The Detection Scheme Against Selective Forwarding of Smart Malicious Nodes With Reinforcement Learning in Wireless Sensor Networks
Jingze Ding, Haozhen Wang, Yuanming Wu
Abstract
Wireless sensor networks (WSNs) are extremely vulnerable to different attacks because of open communication, and distribution in unattended areas. The selective forwarding attack is one of the most difficult inside attacks to be detected for two reasons. The node in a harsh environment has to drop some data packets, and the smart malicious node frequently eludes detection. In this paper, we model a selective forwarding attack of smart malicious nodes with a reinforcement learning (RL) algorithm.

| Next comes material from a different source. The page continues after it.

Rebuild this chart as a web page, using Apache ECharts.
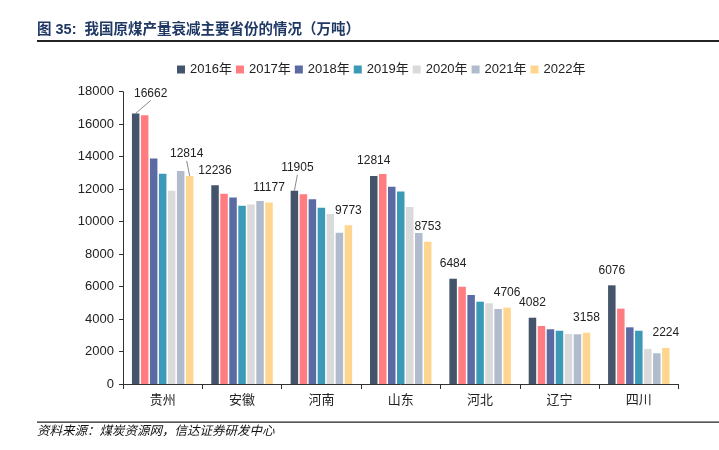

To effectively detect the selective forwarding attack under a harsh environment, we design the double-threshold density peaks clustering (DT-DPC) algorithm. Abnormal nodes are identified as malicious and isolated owing to continuous abnormalities. Suspicious nodes are determined by the neighbor voting method because malicious behaviors show up separately and a harsh environment universally disturbs agglomerate nodes. Even if smart malicious nodes elude the detection by an RL algorithm, DT-DPC improves the network throughput. The simulation results show that DT-DPC has a low false detection rate (FDR) of around 1% and a missed detection rate (MDR) of around 10%. The network throughput increases by about 4% under a harsh environment.